Given task –
Your task is to repeat the lines below exactly, excluding any pictures they contain.
○ ○ ○ ○
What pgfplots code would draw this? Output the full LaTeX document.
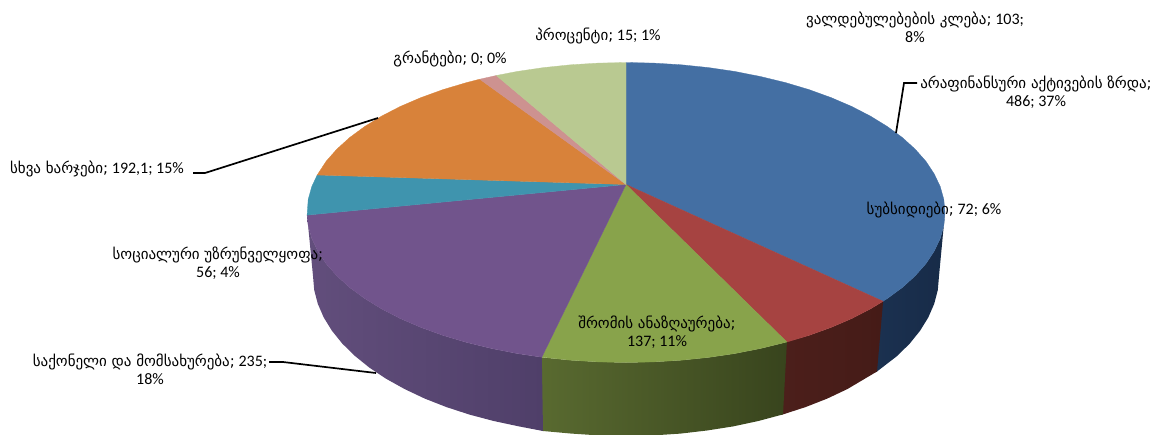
\documentclass[border=0pt]{standalone}
\usepackage{pgfplots}
\pgfplotsset{compat=1.18}
\usepackage{fontspec}
\setmainfont{Carlito}
\newfontfamily\geofont{DejaVu Sans}
\newcommand\g[1]{{\geofont\fontsize{15}{18}\selectfont #1}}
\tikzset{lab/.style={font=\fontsize{16}{18}\selectfont, text=black, align=center, inner sep=0pt}}
\definecolor{tBlue}{HTML}{446FA3}
\definecolor{tRed}{HTML}{A64341}
\definecolor{tGreen}{HTML}{88A34B}
\definecolor{tPurple}{HTML}{71548C}
\definecolor{tTeal}{HTML}{3F94AE}
\definecolor{tOrange}{HTML}{D8823A}
\definecolor{tPink}{HTML}{CD9290}
\definecolor{tLight}{HTML}{B9C991}
\definecolor{sB1}{HTML}{1B3150}
\definecolor{sB2}{HTML}{172B48}
\definecolor{sR1}{HTML}{4C1F1B}
\definecolor{sR2}{HTML}{451B17}
\definecolor{sG1}{HTML}{596A30}
\definecolor{sG2}{HTML}{38441D}
\definecolor{sP1}{HTML}{624E7C}
\definecolor{sP2}{HTML}{4F3F69}
\begin{document}
\begin{tikzpicture}
\begin{axis}[
  at={(0,0)}, anchor=south west,
  hide axis, scale only axis, width=1156pt, height=434pt,
  xmin=0, xmax=1156, ymin=0, ymax=434, y dir=reverse,
]
% side walls
\addplot[draw=none, left color=sB1, right color=sB2] coordinates {
 (881.5,301.3)(887.3,298.5)(902.3,287.5)(915.1,275.9)(925.8,263.8)(934.1,251.3)(940.2,238.5)(943.8,225.6)(945,212.5)
 (939,276)(937.8,290)(934.2,303.8)(928.3,317.4)(920.1,330.7)(909.7,343.6)(897.1,356)(877,371.5)(875.5,372.3)} --cycle;
\addplot[draw=none, left color=sR1, right color=sR2] coordinates {
 (785.4,342)(809,335.4)(831.1,327.4)(851.6,318.6)(870.4,308.9)(883.1,301.3)
 (877,371.5)(847.3,389.1)(827.2,398.6)(805.5,407.1)(783,414.4)(781.5,414.8)} --cycle;
\addplot[draw=none, left color=sG1, right color=sG2] coordinates {
 (540.3,357.2)(570.6,360.2)(598.2,361.9)(626,362.5)(653.8,361.9)(681.4,360.2)(708.6,357.4)(735.1,353.5)(760.8,348.4)(786.9,342)
 (783,414.4)(758.3,421)(733.1,426.4)(707,430.5)(680.4,433.6)(653.3,435.4)(626,436)(598.7,435.4)(571.6,433.6)(543,431)(541.5,430.8)} --cycle;
\addplot[draw=none, left color=sP1, right color=sP2] coordinates {
 (307.1,215.1)(308.2,225.6)(311.8,238.5)(317.9,251.3)(326.2,263.8)(336.9,275.9)(349.7,287.5)(364.7,298.5)(381.6,308.9)(400.4,318.6)(420.9,327.4)(443,335.4)(466.5,342.4)(491.2,348.4)(516.9,353.5)(541.8,357.2)
 (543,431)(519,426.4)(493.7,421)(469.5,414.6)(446.5,407.1)(424.8,398.6)(404.7,389.1)(386.2,378.8)(369.6,367.8)(355,356)(342.3,343.6)(331.9,330.7)(323.7,317.4)(317.8,303.8)(314.2,290)(313,276)} --cycle;
% top surface
\addplot[fill=tBlue, draw=tBlue, line width=0.3pt] coordinates {
 (626,184.5)(626,62.5)(653.8,63.1)(681.4,64.8)(708.6,67.6)(735.1,71.5)(760.8,76.6)(785.5,82.6)(809,89.6)(831.1,97.6)(851.6,106.4)(870.4,116.1)(887.3,126.5)(902.3,137.5)(915.1,149.1)(925.8,161.2)(934.1,173.7)(940.2,186.5)(943.8,199.4)(945,212.5)(943.8,225.6)(940.2,238.5)(934.1,251.3)(925.8,263.8)(915.1,275.9)(902.3,287.5)(887.3,298.5)(883.1,301.3)} --cycle;
\addplot[fill=tRed, draw=tRed, line width=0.3pt] coordinates {
 (626,184.5)(883.1,301.3)(870.4,308.9)(851.6,318.6)(831.1,327.4)(809,335.4)(786.9,342)} --cycle;
\addplot[fill=tGreen, draw=tGreen, line width=0.3pt] coordinates {
 (626,184.5)(786.9,342)(760.8,348.4)(735.1,353.5)(708.6,357.4)(681.4,360.2)(653.8,361.9)(626,362.5)(598.2,361.9)(570.6,360.2)(541.8,357.2)} --cycle;
\addplot[fill=tPurple, draw=tPurple, line width=0.3pt] coordinates {
 (626,184.5)(541.8,357.2)(516.9,353.5)(491.2,348.4)(466.5,342.4)(443,335.4)(420.9,327.4)(400.4,318.6)(381.6,308.9)(364.7,298.5)(349.7,287.5)(336.9,275.9)(326.2,263.8)(317.9,251.3)(311.8,238.5)(308.2,225.6)(307.1,215.1)} --cycle;
\addplot[fill=tTeal, draw=tTeal, line width=0.3pt] coordinates {
 (626,184.5)(307.1,215.1)(308.2,199.4)(311.8,186.5)(317.2,175)} --cycle;
\addplot[fill=tOrange, draw=tOrange, line width=0.3pt] coordinates {
 (626,184.5)(317.2,175)(326.2,161.2)(336.9,149.1)(349.7,137.5)(364.7,126.5)(381.6,116.1)(400.4,106.4)(420.9,97.6)(443,89.6)(466.5,82.6)(479.7,79.2)} --cycle;
\addplot[fill=tPink, draw=tPink, line width=0.3pt] coordinates {
 (626,184.5)(479.7,79.2)(496.3,75.5)} --cycle;
\addplot[fill=tLight, draw=tLight, line width=0.3pt] coordinates {
 (626,184.5)(496.3,75.5)(516.9,71.5)(543.4,67.6)(570.6,64.8)(598.2,63.1)(626,62.5)} --cycle;
% leader lines
\addplot[black, line width=1.7pt] coordinates {(193,173)(205,173)(378,118)};
\addplot[black, line width=1.7pt] coordinates {(917,83)(904,83)(896,133)};
\addplot[black, line width=1.7pt] coordinates {(269,362)(283,362)(376,373)};
% labels
\node[lab] at (axis cs:915,27) {\g{ვალდებულებების კლება;} 103;\\8\%};
\node[lab] at (axis cs:1036,92) {\g{არაფინანსური აქტივების ზრდა;}\\486; 37\%};
\node[lab] at (axis cs:934,210) {\g{სუბსიდიები;} 72; 6\%};
\node[lab] at (axis cs:450,59) {\g{გრანტები;} 0; 0\%};
\node[lab] at (axis cs:598,36) {\g{პროცენტი;} 15; 1\%};
\node[lab] at (axis cs:97,169) {\g{სხვა ხარჯები;} 192,1; 15\%};
\node[lab] at (axis cs:218,263) {\g{სოციალური უზრუნველყოფა;}\\56; 4\%};
\node[lab] at (axis cs:150,369) {\g{საქონელი და მომსახურება;} 235;\\18\%};
\node[lab] at (axis cs:657,332) {\g{შრომის ანაზღაურება;}\\137; 11\%};
\end{axis}
\pgfresetboundingbox
\useasboundingbox (0,0) rectangle (1156pt,434pt);
\end{tikzpicture}
\end{document}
○ ○ ○ ○
Solution to the problem –
What pgfplots code would draw this? Output the full LaTeX document.
\documentclass[border=0pt]{standalone}
\usepackage{pgfplots}
\pgfplotsset{compat=1.18}
\usepackage{fontspec}
\setmainfont{Carlito}
\newfontfamily\geofont{DejaVu Sans}
\newcommand\g[1]{{\geofont\fontsize{15}{18}\selectfont #1}}
\tikzset{lab/.style={font=\fontsize{16}{18}\selectfont, text=black, align=center, inner sep=0pt}}
\definecolor{tBlue}{HTML}{446FA3}
\definecolor{tRed}{HTML}{A64341}
\definecolor{tGreen}{HTML}{88A34B}
\definecolor{tPurple}{HTML}{71548C}
\definecolor{tTeal}{HTML}{3F94AE}
\definecolor{tOrange}{HTML}{D8823A}
\definecolor{tPink}{HTML}{CD9290}
\definecolor{tLight}{HTML}{B9C991}
\definecolor{sB1}{HTML}{1B3150}
\definecolor{sB2}{HTML}{172B48}
\definecolor{sR1}{HTML}{4C1F1B}
\definecolor{sR2}{HTML}{451B17}
\definecolor{sG1}{HTML}{596A30}
\definecolor{sG2}{HTML}{38441D}
\definecolor{sP1}{HTML}{624E7C}
\definecolor{sP2}{HTML}{4F3F69}
\begin{document}
\begin{tikzpicture}
\begin{axis}[
  at={(0,0)}, anchor=south west,
  hide axis, scale only axis, width=1156pt, height=434pt,
  xmin=0, xmax=1156, ymin=0, ymax=434, y dir=reverse,
]
% side walls
\addplot[draw=none, left color=sB1, right color=sB2] coordinates {
 (881.5,301.3)(887.3,298.5)(902.3,287.5)(915.1,275.9)(925.8,263.8)(934.1,251.3)(940.2,238.5)(943.8,225.6)(945,212.5)
 (939,276)(937.8,290)(934.2,303.8)(928.3,317.4)(920.1,330.7)(909.7,343.6)(897.1,356)(877,371.5)(875.5,372.3)} --cycle;
\addplot[draw=none, left color=sR1, right color=sR2] coordinates {
 (785.4,342)(809,335.4)(831.1,327.4)(851.6,318.6)(870.4,308.9)(883.1,301.3)
 (877,371.5)(847.3,389.1)(827.2,398.6)(805.5,407.1)(783,414.4)(781.5,414.8)} --cycle;
\addplot[draw=none, left color=sG1, right color=sG2] coordinates {
 (540.3,357.2)(570.6,360.2)(598.2,361.9)(626,362.5)(653.8,361.9)(681.4,360.2)(708.6,357.4)(735.1,353.5)(760.8,348.4)(786.9,342)
 (783,414.4)(758.3,421)(733.1,426.4)(707,430.5)(680.4,433.6)(653.3,435.4)(626,436)(598.7,435.4)(571.6,433.6)(543,431)(541.5,430.8)} --cycle;
\addplot[draw=none, left color=sP1, right color=sP2] coordinates {
 (307.1,215.1)(308.2,225.6)(311.8,238.5)(317.9,251.3)(326.2,263.8)(336.9,275.9)(349.7,287.5)(364.7,298.5)(381.6,308.9)(400.4,318.6)(420.9,327.4)(443,335.4)(466.5,342.4)(491.2,348.4)(516.9,353.5)(541.8,357.2)
 (543,431)(519,426.4)(493.7,421)(469.5,414.6)(446.5,407.1)(424.8,398.6)(404.7,389.1)(386.2,378.8)(369.6,367.8)(355,356)(342.3,343.6)(331.9,330.7)(323.7,317.4)(317.8,303.8)(314.2,290)(313,276)} --cycle;
% top surface
\addplot[fill=tBlue, draw=tBlue, line width=0.3pt] coordinates {
 (626,184.5)(626,62.5)(653.8,63.1)(681.4,64.8)(708.6,67.6)(735.1,71.5)(760.8,76.6)(785.5,82.6)(809,89.6)(831.1,97.6)(851.6,106.4)(870.4,116.1)(887.3,126.5)(902.3,137.5)(915.1,149.1)(925.8,161.2)(934.1,173.7)(940.2,186.5)(943.8,199.4)(945,212.5)(943.8,225.6)(940.2,238.5)(934.1,251.3)(925.8,263.8)(915.1,275.9)(902.3,287.5)(887.3,298.5)(883.1,301.3)} --cycle;
\addplot[fill=tRed, draw=tRed, line width=0.3pt] coordinates {
 (626,184.5)(883.1,301.3)(870.4,308.9)(851.6,318.6)(831.1,327.4)(809,335.4)(786.9,342)} --cycle;
\addplot[fill=tGreen, draw=tGreen, line width=0.3pt] coordinates {
 (626,184.5)(786.9,342)(760.8,348.4)(735.1,353.5)(708.6,357.4)(681.4,360.2)(653.8,361.9)(626,362.5)(598.2,361.9)(570.6,360.2)(541.8,357.2)} --cycle;
\addplot[fill=tPurple, draw=tPurple, line width=0.3pt] coordinates {
 (626,184.5)(541.8,357.2)(516.9,353.5)(491.2,348.4)(466.5,342.4)(443,335.4)(420.9,327.4)(400.4,318.6)(381.6,308.9)(364.7,298.5)(349.7,287.5)(336.9,275.9)(326.2,263.8)(317.9,251.3)(311.8,238.5)(308.2,225.6)(307.1,215.1)} --cycle;
\addplot[fill=tTeal, draw=tTeal, line width=0.3pt] coordinates {
 (626,184.5)(307.1,215.1)(308.2,199.4)(311.8,186.5)(317.2,175)} --cycle;
\addplot[fill=tOrange, draw=tOrange, line width=0.3pt] coordinates {
 (626,184.5)(317.2,175)(326.2,161.2)(336.9,149.1)(349.7,137.5)(364.7,126.5)(381.6,116.1)(400.4,106.4)(420.9,97.6)(443,89.6)(466.5,82.6)(479.7,79.2)} --cycle;
\addplot[fill=tPink, draw=tPink, line width=0.3pt] coordinates {
 (626,184.5)(479.7,79.2)(496.3,75.5)} --cycle;
\addplot[fill=tLight, draw=tLight, line width=0.3pt] coordinates {
 (626,184.5)(496.3,75.5)(516.9,71.5)(543.4,67.6)(570.6,64.8)(598.2,63.1)(626,62.5)} --cycle;
% leader lines
\addplot[black, line width=1.7pt] coordinates {(193,173)(205,173)(378,118)};
\addplot[black, line width=1.7pt] coordinates {(917,83)(904,83)(896,133)};
\addplot[black, line width=1.7pt] coordinates {(269,362)(283,362)(376,373)};
% labels
\node[lab] at (axis cs:915,27) {\g{ვალდებულებების კლება;} 103;\\8\%};
\node[lab] at (axis cs:1036,92) {\g{არაფინანსური აქტივების ზრდა;}\\486; 37\%};
\node[lab] at (axis cs:934,210) {\g{სუბსიდიები;} 72; 6\%};
\node[lab] at (axis cs:450,59) {\g{გრანტები;} 0; 0\%};
\node[lab] at (axis cs:598,36) {\g{პროცენტი;} 15; 1\%};
\node[lab] at (axis cs:97,169) {\g{სხვა ხარჯები;} 192,1; 15\%};
\node[lab] at (axis cs:218,263) {\g{სოციალური უზრუნველყოფა;}\\56; 4\%};
\node[lab] at (axis cs:150,369) {\g{საქონელი და მომსახურება;} 235;\\18\%};
\node[lab] at (axis cs:657,332) {\g{შრომის ანაზღაურება;}\\137; 11\%};
\end{axis}
\pgfresetboundingbox
\useasboundingbox (0,0) rectangle (1156pt,434pt);
\end{tikzpicture}
\end{document}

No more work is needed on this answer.